2016年3月27日日曜日

安土往還記 辻邦生/日本文学全集19

イエズス会の宣教師を送り届けるために日本を訪れたジェノヴァ出身の船乗りが語る“尾張のシニョーレ(大殿)”織田信長の物語だ。

この物語の特質すべき点は、この船乗りと宣教師たちが信長にある種の共感(シンパシー)を持っていたことを描いている点だろう。

信長のような権力を持った強靭な信念の持ち主に対しては、服従と畏敬、あるいは反抗と否定を持つ人々に分かれる。

日本史の中でも、信長ほど、エピソードと物語性に富んだ人物はいないと思うが、彼を取り巻くほとんどの人々は上記のうちの二者択一だったと思う。

この物語で語られるのは、元亀元年(1570年)から天正十年(1582年)までの最も精力的に活動していた時期の信長であり、数多くの敵に囲まれながら、抜群の才覚で何度も死地を潜り抜ける有能な指揮官の姿を見せる一方、比叡山焼き討ち、石山本願寺との闘い、自分を裏切った荒木村重の親族に対する処罰など、自分の敵に対しては、宗教者、女子供といえども徹底的に容赦のない殲滅を行った非情な支配者の姿である。

何故、平和と愛を説くべきはずの宣教師たちが、この非情な信長に共感を持っていたのか。

一見、穏やかな素性に見える宣教師たちも、故郷での安穏な生活を捨て命がけで新世界を探す船旅に参加し、たどり着いた言葉も分からぬ新世界でキリスト教を普及させる情熱を傾けていた人々である。
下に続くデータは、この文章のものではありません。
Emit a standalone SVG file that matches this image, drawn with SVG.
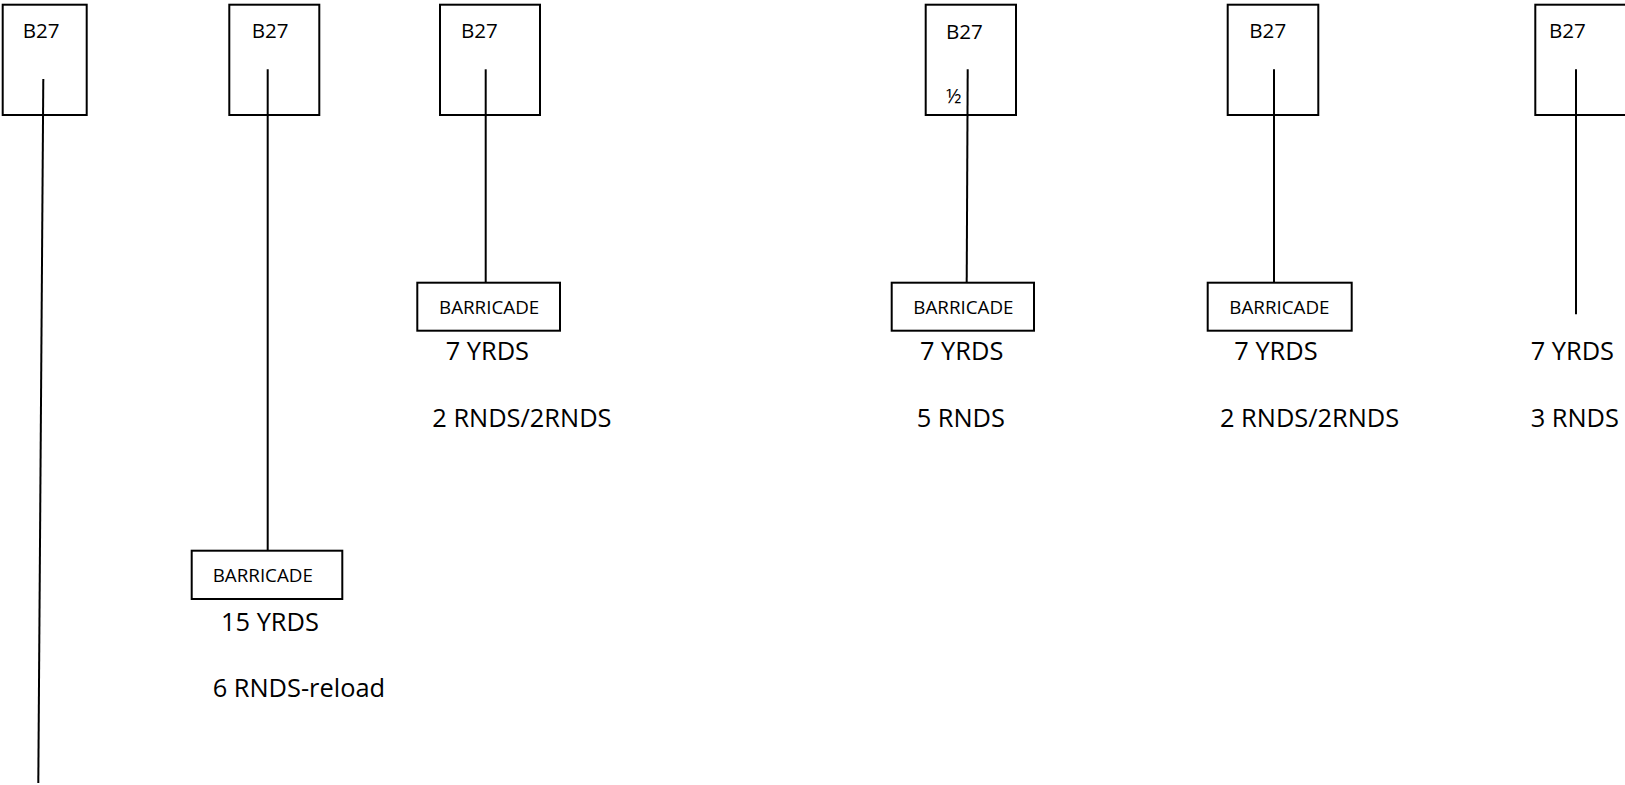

そして、この物語の語り部である船乗りも、妻の裏切りから犯罪を経験し、自分を飲み込もうとする運命を自分の意志で押さえつけたいいう強烈な願望を持った男だった。

こういうある種のビジネスの達成を人生の目標にしている人々や果断な意志の信奉者にとって、信長という男の考えと行動は実に明確だったのではないかと思う。

そして、信長も、堕落しきった実利を伴わない仏教の宗教者を弾圧する一方、命がけで仕事を成し遂げようとする宣教師たちを理解するとともに、彼等が有していた当時最先端の西洋の武器、産業、科学を貪欲に吸収し、その合理性を理解した。

信長は、華麗な安土城と同じ青い瓦を用いた宣教師館を安土に建築することを許した。セミナリヨ(小神学校)も設立され、自然科学、数学の教育も行われた。

この栄華を極めた信長の一代を終わらせるのは、明智光秀だったが、この物語では、皮肉なことに、信長が最も信頼を置き、その仕事ぶりに共感すら感じていた光秀が、信長の苛烈な精神に見つめられることに疲れ切っていた姿を描いている。

光秀の行動は人間的な弱さに起因するものであり、そこを見抜けなかった信長の死はやむを得なかったとも思う一方、もし、本能寺の変が起こらなかったら、信長はどういう日本を作り上げていたのだろうかという日本人であれば誰でも思うこの疑念が心を過る。

この問いは、語り部の船乗りが、自身の思いも乗せた一つの強靭な精神が死んだことを悲しみ、本能寺の変の後、日本を離れ、インドのゴアで失意のうちに暮らす中でも繰り返し去来したものであったに違いない。